Right to object – you have the right to object to certain types of processing of data. If we can’t provide a compelling reason for continuing to do so, we will stop. You might use this as a partner or former contributor, to stop us contacting you with news that might otherwise be relevant.
Rights related to automated decision making, including profiling – we don’t do any of this.
Exercising your rights
To exercise any of these rights, please contact us at [email protected]
Our postal address is:
We have a calendar month to get back to you, once we have heard from you.
To prevent fraud, and keep your data safe, we may ask you to verify your identity securely before we continue with your request.
If you aren’t satisfied with our response, we are regulated by the Dutch Data Protection Authority.
Further details for specific services
Accessing our websites
Information collected automatically
When you use our websites we automatically collect information about your visit. This helps us understand how to improve our site and services.
We use Cabin Analytics, a privacy-first, cookie-free, carbon conscious analytics service. This data is stored in the UK, and collection does not identify you personally. You can see a full list of the data points collected, and more about their approach to privacy, and how they follow data protection laws around the world.
Information you provide for the member portal
We collect your email address, and a username when we create an account for you, so you can update info about hosting providers and datacentres. We use this to identify you, when signing in to make updates.
Submitting information via our form builder tools
We use form builder software on our main website to collect information from you in a structured form when you apply for a position, request support and so on.
This information is stored on the same server as the website, and our existing policy for retaining data (see “how long is data stored?” above).
Using the Green Web Browser Extensions and Addons
When you use one of the Green Web browser plugins, the following information is sent to the Green Web API automatically:
- the domain of the current page you are on – this shows if the current page runs on green power or not
- the domain of any links on the page – this shows if sites linked to run on green power
Nothing else is sent to TGWF servers, and you can’t be identified by sending this data.
What is retained, and why
Once the information about the domains is returned to be displayed in your browser, we retain the following information:
- the domains that were checked
- the time of the check, at the resolution of the nearest minute
We use this to track changes to how servers behind a given domain name are powered, over time as part of our mission to speed a transition to an internet running on green power.
Since there is not a moment in the day that we have less then dozens different users per minute (on average around 20.000 checks per hour are carried out as we write) there is way to connect these sites to a certain user.
Nothing else is stored about the request, and nor anything that links a user to checking a specific domain.
Transparency and open source
Other access data
To help prevent abuse of our services , we retain access logs at the server level, for a period of 21 days.

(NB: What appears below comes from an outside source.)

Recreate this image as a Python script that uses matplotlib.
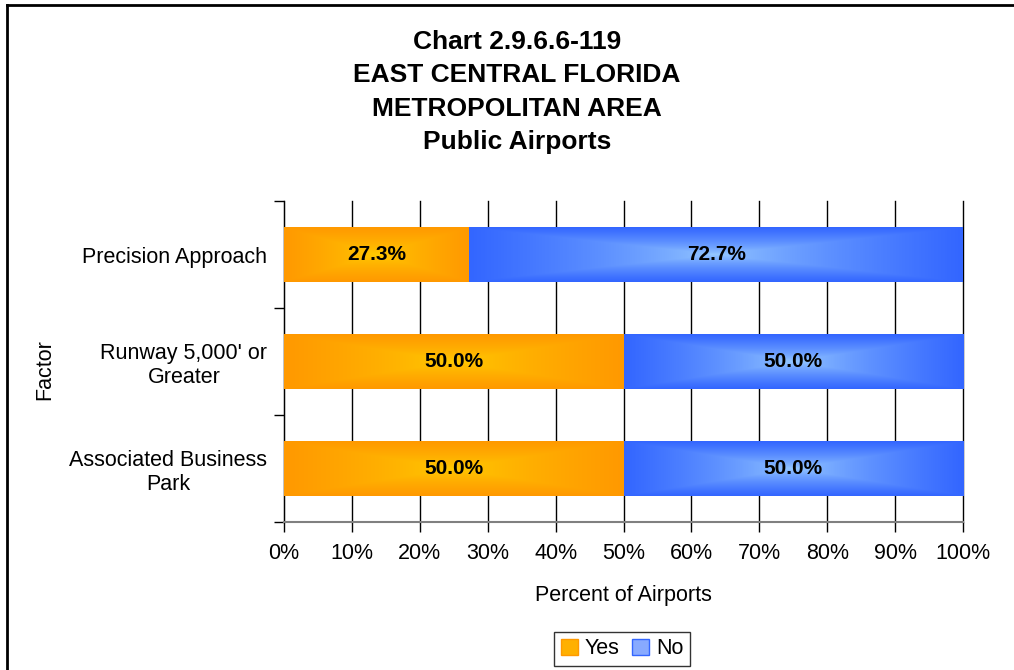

These record:
- The time of the request
- The request sent
- The status
- That type of device sent (specifically, the user agent)
We track this to identify patterns in usage that may affect the ability for services to function – for example, if one user is making so many requests that it stops the API working for others.
After the retention period, we delete these logs.
We may compile statistical data about the behavior of uses of the offered services.
For instance, we reveal how many downloads a particular version of a browser add-on received, or say which versions or websites are most popular based on checks against the web services we offer.
None of these statements are linked to personally-identifying information in any steps of the aggregation process.